Democracy is a central value for modern civilization. But our local and national elections in modern democracies only give us limited input into the actual running of things. We may elect our leaders, or our electoral college may do so, but can't really keep our leaders in line, and they often end up fighting for the interests of lobbyists and campaign donors rather than their own constituents.
Beyond our regular governmental elections, democracy doesn't really happen in our communities and workplaces. Most workers are subservient to their managers and owners. If they attempt to unionize or otherwise make their voices heard, they risk getting fired or passed over for promotions.
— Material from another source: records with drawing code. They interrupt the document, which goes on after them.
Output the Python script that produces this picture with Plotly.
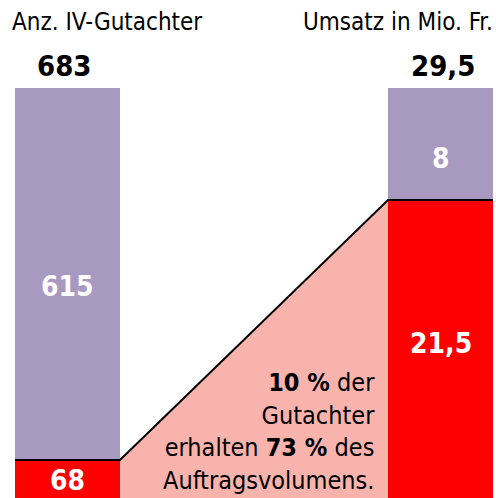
import plotly.graph_objects as go

categories = ["Anz. IV-Gutachter", "Umsatz in Mio. Fr."]
totals = [683, 29.5]
total_labels = ["683", "29,5"]
red_values = [68, 21.5]
purple_values = [615, 8]
red_labels = ["68", "21,5"]
purple_labels = ["615", "8"]

RED = "#FF0000"
PURPLE = "#A899C1"
PINK = "#F9B3AD"
FONT = "Liberation Sans Narrow, DejaVu Sans Condensed, Roboto, sans-serif"

xs = [0, 1]
w = 105 / 373
red_frac = [r / t for r, t in zip(red_values, totals)]
purple_frac = [p / t for p, t in zip(purple_values, totals)]

fig = go.Figure()

# connecting pink polygon
fig.add_trace(go.Scatter(
    x=[xs[0] + w / 2, xs[1] - w / 2, xs[1] - w / 2, xs[0] + w / 2],
    y=[red_frac[0], red_frac[1], 0, 0],
    fill="toself", fillcolor=PINK, mode="none", hoverinfo="skip"))

fig.add_trace(go.Bar(x=xs, y=red_frac, width=w, marker=dict(color=RED, line=dict(width=0)),
                     hoverinfo="skip"))
fig.add_trace(go.Bar(x=xs, y=purple_frac, width=w, marker=dict(color=PURPLE, line=dict(width=0)),
                     hoverinfo="skip"))

# black connecting line
fig.add_trace(go.Scatter(
    x=[xs[0] - w / 2, xs[0] + w / 2, xs[1] - w / 2, xs[1] + w / 2],
    y=[red_frac[0], red_frac[0], red_frac[1], red_frac[1]],
    mode="lines", line=dict(color="black", width=2), hoverinfo="skip"))

# segment value labels
red_shift = [0, 7]
purple_shift = [-13, -14]
for i, x in enumerate(xs):
    fig.add_annotation(x=x, y=red_frac[i] / 2, text="<b>%s</b>" % red_labels[i], showarrow=False,
                       yshift=red_shift[i], font=dict(family=FONT, size=28, color="white"))
    fig.add_annotation(x=x, y=red_frac[i] + purple_frac[i] / 2, text="<b>%s</b>" % purple_labels[i],
                       showarrow=False, yshift=purple_shift[i],
                       font=dict(family=FONT, size=28, color="white"))

# totals and headers
total_xshift = [-4, 2]
for i, x in enumerate(xs):
    fig.add_annotation(x=x, y=1, yref="y", text="<b>%s</b>" % total_labels[i], showarrow=False,
                       yanchor="bottom", yshift=3, xshift=total_xshift[i],
                       font=dict(family=FONT, size=29, color="black"))
fig.add_annotation(x=0, xref="paper", y=1, yref="paper", text=categories[0], showarrow=False,
                   xanchor="left", yanchor="top", xshift=10, yshift=-6,
                   font=dict(family=FONT, size=24, color="black"))
fig.add_annotation(x=1, xref="paper", y=1, yref="paper", text=categories[1], showarrow=False,
                   xanchor="right", yanchor="top", xshift=-1, yshift=-6,
                   font=dict(family=FONT, size=24, color="black"))

fig.add_annotation(x=xs[1] - w / 2, y=0, yref="paper",
                   text="<b>10 %</b> der<br>Gutachter<br>erhalten <b>73 %</b> des<br>Auftragsvolumens.",
                   showarrow=False, xanchor="right", yanchor="bottom", align="right", xshift=-11, yshift=1,
                   font=dict(family=FONT, size=25, color="black"))

fig.update_layout(
    width=496, height=498, barmode="stack", showlegend=False,
    margin=dict(l=0, r=0, t=0, b=0),
    paper_bgcolor="white", plot_bgcolor="white",
    xaxis=dict(range=[-67.5 / 373, (496 - 67.5) / 373], visible=False, fixedrange=True),
    yaxis=dict(range=[3 / 413, 501 / 413], visible=False, fixedrange=True),
)

fig.write_html("out.html", config={"displayModeBar": False},
               post_script="document.body.style.margin='0';document.body.style.overflow='hidden';")
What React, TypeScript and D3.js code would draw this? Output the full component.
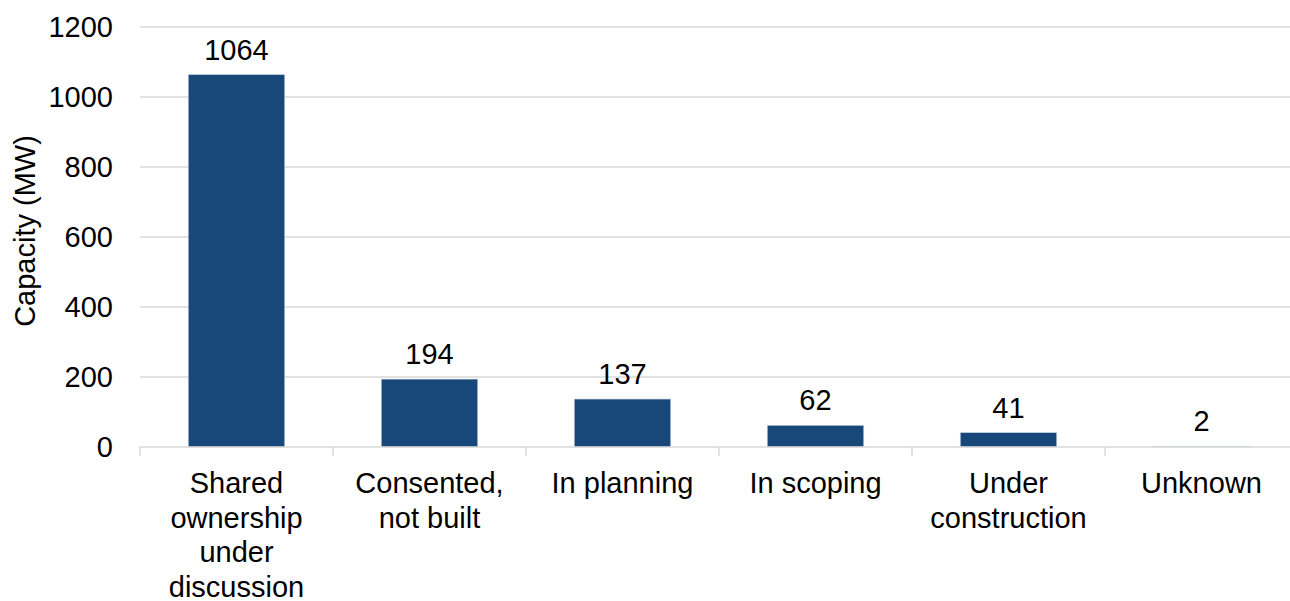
import React from "react";
import * as d3 from "d3";

const categories: string[][] = [
  ["Shared", "ownership", "under", "discussion"],
  ["Consented,", "not built"],
  ["In planning"],
  ["In scoping"],
  ["Under", "construction"],
  ["Unknown"],
];
const values: number[] = [1064, 194, 137, 62, 41, 2];
const yTicks: number[] = [0, 200, 400, 600, 800, 1000, 1200];
const yTitle = "Capacity (MW)";

export default function App() {
  const W = 1290;
  const H = 601;
  const left = 140;
  const step = 193;
  const font = "'Liberation Sans', Arial, sans-serif";
  const fs = 29;
  const keys = categories.map((_, i) => String(i));
  const x = d3
    .scaleBand<string>()
    .domain(keys)
    .range([left, left + step * keys.length])
    .paddingInner(0.5)
    .paddingOuter(0.25);
  const y = d3.scaleLinear().domain([0, 1200]).range([447, 27]);
  const bounds = d3.range(keys.length).map((i) => left + step * i);

  return (
    <svg
      width={W}
      height={H}
      style={{ position: "absolute", left: 0, top: 0, background: "#fff" }}
      fontFamily={font}
    >
      {yTicks.map((t) => (
        <g key={t}>
          {t > 0 && (
            <line x1={left} x2={W} y1={y(t)} y2={y(t)} stroke="#d9d9d9" strokeWidth={1.5} />
          )}
          <text x={113} y={y(t)} dy="0.36em" textAnchor="end" fontSize={fs} fill="#000">
            {t}
          </text>
        </g>
      ))}
      {values.map((v, i) => (
        <g key={i}>
          <rect
            x={x(keys[i])}
            y={y(v)}
            width={x.bandwidth()}
            height={y(0) - y(v)}
            fill="#174879"
            stroke="#c9d3e0"
            strokeWidth={0.6}
          />
          <text
            x={(x(keys[i]) as number) + x.bandwidth() / 2}
            y={y(v) - 15}
            textAnchor="middle"
            fontSize={fs}
            fill="#000"
          >
            {v}
          </text>
          {categories[i].map((line, j) => (
            <text
              key={j}
              x={(x(keys[i]) as number) + x.bandwidth() / 2}
              y={493 + j * 34.5}
              textAnchor="middle"
              fontSize={fs}
              fill="#000"
            >
              {line}
            </text>
          ))}
        </g>
      ))}
      <line x1={left} x2={W} y1={y(0)} y2={y(0)} stroke="#d9d9d9" strokeWidth={1.5} />
      {bounds.map((b, i) => (
        <line key={i} x1={b} x2={b} y1={y(0)} y2={y(0) + 9} stroke="#d9d9d9" strokeWidth={1.5} />
      ))}
      <text
        transform={`translate(35, 231) rotate(-90)`}
        textAnchor="middle"
        fontSize={fs}
        fill="#000"
      >
        {yTitle}
      </text>
    </svg>
  );
}
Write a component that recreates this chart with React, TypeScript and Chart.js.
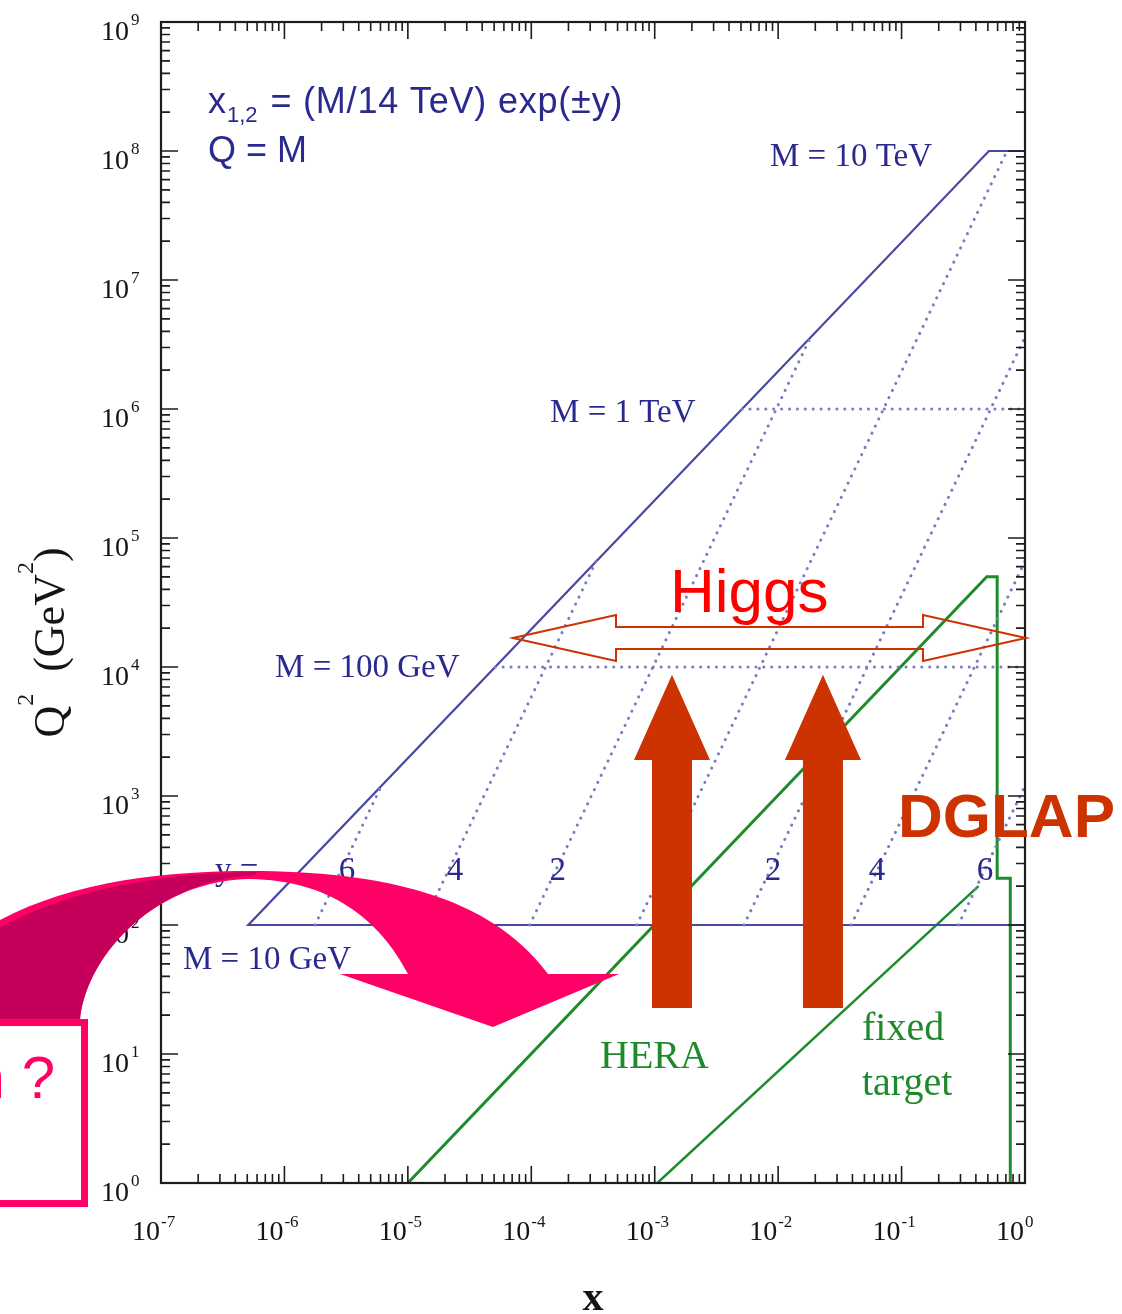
import React, { useEffect, useRef } from 'react';
import { Chart, registerables } from 'chart.js';

Chart.register(...registerables);

// ---------------- data (x = momentum fraction, Q2 in GeV^2) ----------------
// LHC kinematic limit (solid) : M = 10 GeV floor, diagonal, M = 10 TeV cap
const limitX = [1, 5.1e-7, 0.51, 1];
const limitQ2 = [100, 100, 1e8, 1e8];

// constant-mass dotted lines
const mass100GeVX = [5.1e-5, 1];
const mass100GeVQ2 = [1e4, 1e4];
const mass1TeVX = [5.1e-3, 1];
const mass1TeVQ2 = [1e6, 1e6];

// constant-rapidity dotted lines (y = 6, 4, 2, 0, -2, -4, -6)
const rapidityValues = [6, 4, 2, 0, -2, -4, -6];
const rapidityStartX = [1.77e-6, 1.31e-5, 9.7e-5, 7.14e-4, 5.28e-3, 0.039, 0.288];
const rapidityStartQ2 = [100, 100, 100, 100, 100, 100, 100];
const rapidityEndX = [6.1e-6, 3.35e-4, 0.0183, 0.714, 1, 1, 1];
const rapidityEndQ2 = [1200, 6.6e4, 3.6e6, 1e8, 3.6e6, 6.6e4, 1200];

// HERA region boundary
const heraX = [1e-5, 0.49, 0.595, 0.595, 0.76, 0.76];
const heraQ2 = [1, 5e4, 5e4, 230, 230, 1];

// fixed target boundary
const fixedTargetX = [1.05e-3, 0.42];
const fixedTargetQ2 = [1, 200];

// axes
const xTickExponents = [-7, -6, -5, -4, -3, -2, -1, 0];
const yTickExponents = [0, 1, 2, 3, 4, 5, 6, 7, 8, 9];

// rapidity labels along the M = 10 GeV line
const rapidityLabels = ['6', '4', '2', '2', '4', '6'];
const rapidityLabelX = [3.21e-6, 2.41e-5, 1.64e-4, 9.08e-3, 0.0632, 0.474];
const rapidityLabelQ2 = 224;

// ---------------- styling ----------------
const SERIF = "'Liberation Serif','DejaVu Serif','Times New Roman',serif";
const SANS = "'Liberation Sans',Arial,Helvetica,sans-serif";
const NAVY = '#2a2a8e';
const BLUE_LINE = '#4848a2';
const BLUE_DOT = '#7c7cc2';
const GREEN = '#1f8c2b';
const GREEN_TXT = '#1f8a2c';
const ORANGE = '#cc3300';
const PINK = '#ff0066';
const PINK_DARK = '#c6005a';

const pts = (xs: number[], ys: number[]) => xs.map((x, i) => ({ x, y: ys[i] }));

const decorPlugin = {
  id: 'decor',
  afterDraw(chart: any) {
    const { ctx, chartArea: a } = chart;
    const xs = chart.scales.x;
    const ys = chart.scales.y;
    const X = (lx: number) => xs.getPixelForValue(Math.pow(10, lx));
    const Y = (ly: number) => ys.getPixelForValue(Math.pow(10, ly));
    ctx.save();

    // ---- frame and inward ticks ----
    ctx.strokeStyle = '#1c1c1c';
    ctx.lineWidth = 1.6;
    ctx.beginPath();
    xTickExponents.forEach((e) => {
      for (let m = 1; m <= 9; m++) {
        const v = m * Math.pow(10, e);
        if (v > xs.max * 1.0001) break;
        const px = xs.getPixelForValue(v);
        const len = m === 1 ? 17 : 9;
        ctx.moveTo(px, a.bottom);
        ctx.lineTo(px, a.bottom - len);
        ctx.moveTo(px, a.top);
        ctx.lineTo(px, a.top + len);
      }
    });
    yTickExponents.forEach((e) => {
      for (let m = 1; m <= 9; m++) {
        const v = m * Math.pow(10, e);
        if (v > ys.max * 1.0001) break;
        const py = ys.getPixelForValue(v);
        const len = m === 1 ? 17 : 9;
        ctx.moveTo(a.left, py);
        ctx.lineTo(a.left + len, py);
        ctx.moveTo(a.right, py);
        ctx.lineTo(a.right - len, py);
      }
    });
    ctx.stroke();
    ctx.lineWidth = 2.2;
    ctx.strokeRect(a.left, a.top, a.right - a.left, a.bottom - a.top);

    // ---- tick labels ----
    ctx.fillStyle = '#141414';
    ctx.textBaseline = 'alphabetic';
    xTickExponents.forEach((e) => {
      const px = xs.getPixelForValue(Math.pow(10, e));
      ctx.font = `28px ${SERIF}`;
      ctx.textAlign = 'right';
      ctx.fillText('10', px - 1, a.bottom + 57);
      ctx.font = `17px ${SERIF}`;
      ctx.textAlign = 'left';
      ctx.fillText(String(e), px, a.bottom + 44);
    });
    yTickExponents.forEach((e) => {
      const py = ys.getPixelForValue(Math.pow(10, e));
      ctx.font = `28px ${SERIF}`;
      ctx.textAlign = 'right';
      ctx.fillText('10', a.left - 32, py + 18);
      ctx.font = `17px ${SERIF}`;
      ctx.textAlign = 'left';
      ctx.fillText(String(e), a.left - 30, py + 3);
    });

    // ---- axis titles ----
    ctx.font = `bold 42px ${SERIF}`;
    ctx.textAlign = 'center';
    ctx.fillText('x', (a.left + a.right) / 2, a.bottom + 127);

    ctx.save();
    ctx.translate(64, (Y(4) + Y(5)) / 2 + 40);
    ctx.rotate(-Math.PI / 2);
    ctx.textAlign = 'left';
    const parts: [string, number, number][] = [
      ['Q', 44, 0],
      ['2', 24, -31],
      ['  (GeV', 44, 0],
      ['2', 24, -31],
      [')', 44, 0],
    ];
    let total = 0;
    parts.forEach(([t, s]) => {
      ctx.font = `${s}px ${SERIF}`;
      total += ctx.measureText(t).width;
    });
    let cx = -total / 2;
    parts.forEach(([t, s, dy]) => {
      ctx.font = `${s}px ${SERIF}`;
      ctx.fillText(t, cx, dy);
      cx += ctx.measureText(t).width;
    });
    ctx.restore();

    // ---- blue in-plot labels ----
    ctx.fillStyle = NAVY;
    ctx.textAlign = 'left';
    const fx = X(-6.619);
    const fy = Y(8.295);
    ctx.font = `36px ${SANS}`;
    ctx.fillText('x', fx, fy);
    let w = ctx.measureText('x').width;
    ctx.font = `22px ${SANS}`;
    ctx.fillText('1,2', fx + w + 1, fy + 9);
    w += ctx.measureText('1,2').width + 3;
    ctx.font = `36px ${SANS}`;
    (ctx as any).letterSpacing = '0.8px';
    ctx.fillText(' = (M/14 TeV) exp(\u00B1y)', fx + w, fy);
    (ctx as any).letterSpacing = '0px';
    ctx.fillText('Q = M', fx, Y(7.915));

    ctx.font = `33px ${SERIF}`;
    ctx.fillText('M = 10 TeV', X(-2.066), Y(7.884));
    ctx.fillText('M = 1 TeV', X(-3.848), Y(5.899));
    ctx.fillText('M = 100 GeV', X(-6.076), Y(3.922));
    ctx.fillText('M = 10 GeV', X(-6.822), Y(1.659));
    ctx.fillText('y =', X(-6.562), ys.getPixelForValue(rapidityLabelQ2));
    ctx.textAlign = 'center';
    rapidityLabels.forEach((t, i) => {
      ctx.fillText(t, xs.getPixelForValue(rapidityLabelX[i]), ys.getPixelForValue(rapidityLabelQ2));
    });

    // ---- green labels ----
    ctx.fillStyle = GREEN_TXT;
    ctx.textAlign = 'left';
    ctx.font = `40px ${SERIF}`;
    ctx.fillText('HERA', X(-3.443), Y(0.891));
    ctx.fillText('fixed', X(-1.321), Y(1.109));
    ctx.fillText('target', X(-1.321), Y(0.682));

    // ---- Higgs annotation ----
    ctx.fillStyle = '#ff0000';
    ctx.font = `62px ${SANS}`;
    ctx.fillText('Higgs', X(-2.876), Y(4.426));

    const hl = X(-4.148);
    const hr = X(0.008);
    const hc = Y(4.225);
    const head = 103;
    const hh = 23;
    const sh = 11;
    ctx.strokeStyle = ORANGE;
    ctx.lineWidth = 2;
    ctx.lineJoin = 'miter';
    ctx.beginPath();
    ctx.moveTo(hl, hc);
    ctx.lineTo(hl + head, hc - hh);
    ctx.lineTo(hl + head, hc - sh);
    ctx.lineTo(hr - head, hc - sh);
    ctx.lineTo(hr - head, hc - hh);
    ctx.lineTo(hr, hc);
    ctx.lineTo(hr - head, hc + hh);
    ctx.lineTo(hr - head, hc + sh);
    ctx.lineTo(hl + head, hc + sh);
    ctx.lineTo(hl + head, hc + hh);
    ctx.closePath();
    ctx.stroke();

    // ---- DGLAP up arrows ----
    ctx.fillStyle = ORANGE;
    [-2.86, -1.637].forEach((lx) => {
      const cxp = X(lx);
      const yb = Y(1.357);
      const yh = Y(3.28);
      const ya = Y(3.94);
      ctx.beginPath();
      ctx.moveTo(cxp - 20, yb);
      ctx.lineTo(cxp - 20, yh);
      ctx.lineTo(cxp - 38, yh);
      ctx.lineTo(cxp, ya);
      ctx.lineTo(cxp + 38, yh);
      ctx.lineTo(cxp + 20, yh);
      ctx.lineTo(cxp + 20, yb);
      ctx.closePath();
      ctx.fill();
    });
    ctx.font = `bold 62px ${SANS}`;
    ctx.textAlign = 'left';
    ctx.fillText('DGLAP', X(-1.029), Y(2.682));

    // ---- pink curved arrow ----
    const ax = X(-4.31);
    const ay = Y(1.209);
    const P = (dx: number, dy: number): [number, number] => [ax + dx, ay + dy];
    const mv = (p: [number, number]) => ctx.moveTo(p[0], p[1]);
    const ln = (p: [number, number]) => ctx.lineTo(p[0], p[1]);
    const cb = (p1: [number, number], p2: [number, number], p3: [number, number]) =>
      ctx.bezierCurveTo(p1[0], p1[1], p2[0], p2[1], p3[0], p3[1]);

    ctx.fillStyle = PINK;
    ctx.beginPath();
    mv(P(-533, -82));
    cb(P(-453, -142), P(-343, -156), P(-243, -156));
    cb(P(-113, -156), P(-3, -132), P(55, -53));
    ln(P(126, -53));
    ln(P(0, 0));
    ln(P(-153, -53));
    ln(P(-85, -53));
    cb(P(-113, -107), P(-163, -147), P(-243, -148));
    cb(P(-333, -147), P(-405, -77), P(-413, -8));
    ln(P(-533, -8));
    ctx.closePath();
    ctx.fill();

    ctx.fillStyle = PINK_DARK;
    ctx.beginPath();
    mv(P(-533, -74));
    cb(P(-453, -134), P(-343, -154), P(-236, -155));
    ln(P(-238, -152));
    cb(P(-333, -147), P(-405, -77), P(-413, -8));
    ln(P(-533, -8));
    ctx.closePath();
    ctx.fill();

    // ---- pink box ----
    const b = P(-505, -8);
    const bw = 100;
    const bh = 188;
    ctx.fillStyle = '#ffffff';
    ctx.fillRect(b[0], b[1], bw, bh);
    ctx.strokeStyle = PINK;
    ctx.lineWidth = 7;
    ctx.strokeRect(b[0] + 3.5, b[1] + 3.5, bw - 7, bh - 7);
    ctx.fillStyle = PINK;
    ctx.font = `60px ${SANS}`;
    ctx.textAlign = 'right';
    ctx.fillText('n ?', b[0] + 67, b[1] + 79);

    ctx.restore();
  },
};

export default function App() {
  const canvasRef = useRef<HTMLCanvasElement | null>(null);

  useEffect(() => {
    const canvas = canvasRef.current;
    if (!canvas) return;
    const common = { showLine: true, pointRadius: 0, fill: false, tension: 0 };
    const dotted = {
      ...common,
      borderColor: BLUE_DOT,
      borderWidth: 3,
      borderDash: [0.1, 7.8],
      borderCapStyle: 'round' as const,
    };
    const chart = new Chart(canvas, {
      type: 'scatter',
      data: {
        datasets: [
          { label: 'M = 100 GeV', data: pts(mass100GeVX, mass100GeVQ2), ...dotted },
          { label: 'M = 1 TeV', data: pts(mass1TeVX, mass1TeVQ2), ...dotted },
          ...rapidityValues.map((r, i) => ({
            label: `y = ${r}`,
            data: [
              { x: rapidityStartX[i], y: rapidityStartQ2[i] },
              { x: rapidityEndX[i], y: rapidityEndQ2[i] },
            ],
            ...dotted,
          })),
          {
            label: 'LHC limit',
            data: pts(limitX, limitQ2),
            ...common,
            borderColor: BLUE_LINE,
            borderWidth: 2.2,
          },
          {
            label: 'HERA',
            data: pts(heraX, heraQ2),
            ...common,
            borderColor: GREEN,
            borderWidth: 3,
          },
          {
            label: 'fixed target',
            data: pts(fixedTargetX, fixedTargetQ2),
            ...common,
            borderColor: GREEN,
            borderWidth: 2.5,
          },
        ],
      },
      options: {
        animation: false,
        responsive: false,
        devicePixelRatio: 1,
        layout: { padding: { left: 161, right: 97, top: 22, bottom: 131 } },
        plugins: { legend: { display: false }, tooltip: { enabled: false } },
        events: [],
        scales: {
          x: { type: 'logarithmic', min: 1e-7, max: 1, display: false },
          y: { type: 'logarithmic', min: 1, max: 1e9, display: false },
        },
      },
      plugins: [decorPlugin],
    } as any);
    return () => chart.destroy();
  }, []);

  return (
    <div style={{ position: 'absolute', left: 0, top: 0, width: 1122, height: 1314, background: '#fff' }}>
      <canvas ref={canvasRef} width={1122} height={1314} style={{ display: 'block' }} />
    </div>
  );
}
In contrast, a worker-directed cooperative would directly involve the collaborative efforts of all employees to build the company and run it democratically.
The surplus-producing workers together function as the board of directors, so that decisions dealing with the appropriation of the surplus are made by those who produce it*. Other decisions should also take into account the opinions of any faciliator worker-members (such as sales, office managers, accountants).
Development managers are elected at a biannual meeting and can serve at most 2 consecutive terms. Unlike other organizations, there will never be a time when there are development managers who don't actually write code. This is prohibited in the Cooperative's constitution (in this very sentence). Developers may rotate between writing code, QA, project management, and DevOps. But when managers' terms are over, they must always rotate back into engineering.
When new producer employees are added to the company, they must be added to as owner-shareholders within 8 weeks by the company filing the appropriate ammendments with the California secretary of state.
When an employee leaves the company, the employee's shares will be converted to non-voting shares within 8 weeks by filing the appropriate ammendments with the California secretary of state. The departing member may then elect to redeem the shares via the buyback program or to continue receiving dividends via non-voting shares.